23.12.
Heute früh eine Perversion des Proustian Rush durchlebt dergestalt, dass mir ein Vorschwall heißen Tees aus der Schnaube schoss und, ich schenkte stehend ein, mir an dem Tassenrand vorbei und damit sehr viel tiefer drunten auf den Fuß fiel.
Ein Abend stieg in mir auf aus diesem Schmerz, ich war mit Katrin im Kino gewesen, in jedem Kino auf der Reeperbahn, in dessen Saal man rauchen durfte, wir hatten uns Blood In, Blood Out angeschaut — der dringenden Empfehlung Daniel Richters zufolge — und, der Abend war ja noch jung (und wir waren es auch) beschlossen, Roberto zu besuchen, der in Nachbarschaft zu diesem Kino in einer Seitengasse wohnte. Ohne uns voranzumelden. Das Mobiltelefon war ja noch nicht erfunden.
Humpelnd öffnete er uns die Tür. «Hatschend» hätte man es im Schwäbischen genannt. Im war, davon hatten wir freilich nichts ahnen können, am Vorabend beim Einschenken von Kräutertee die Kanne umgekippt und hatte ihre kochendheiße Fracht über seinen rechten Fuß entladen. Der zu allem Unglück in einer dicken Wollsocke gesteckt hatte, weswegen die verbrühende Wirkung sich noch intensiviert haben sollte. Hatte man ihm zumindest im Hafenkrankenhaus erklärt. Alle Haut und sogar eine Schicht vom Fleisch waren von Robertos rechtem Fuß dort abgeschält worden. Er hatte sich beinahe durchgegart.
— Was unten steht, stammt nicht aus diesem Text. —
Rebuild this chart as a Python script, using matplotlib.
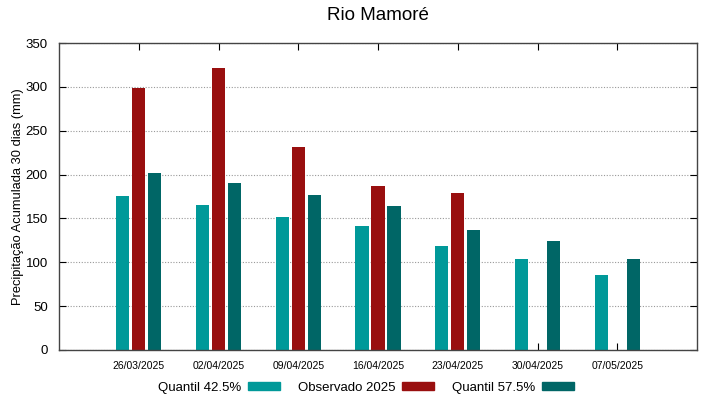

Well done und ähnliche Wortspiele gehörten damals zum sogenannten Guten Ton. Und so entwickelte sich aus dem beiderseits unverhofften Krankenbesuch noch ein erspießlicher Abend.
Aus Robertos Fenstern konnte man auf die vom vorweihnachtlichen Regen glitzernde Reeperbahn schauen, das weiß ich noch ganz genau.
Ich hatte übrigens auch gestrickte Socken angehabt heute früh. Aber bei mir war es halt bloß ein kleiner Spritzer heißen Lapsangs gewesen; im Grunde doch nur ein Tropfen. Aber a little goes a long way — zumindest was mein Gedächtnis anbelangt.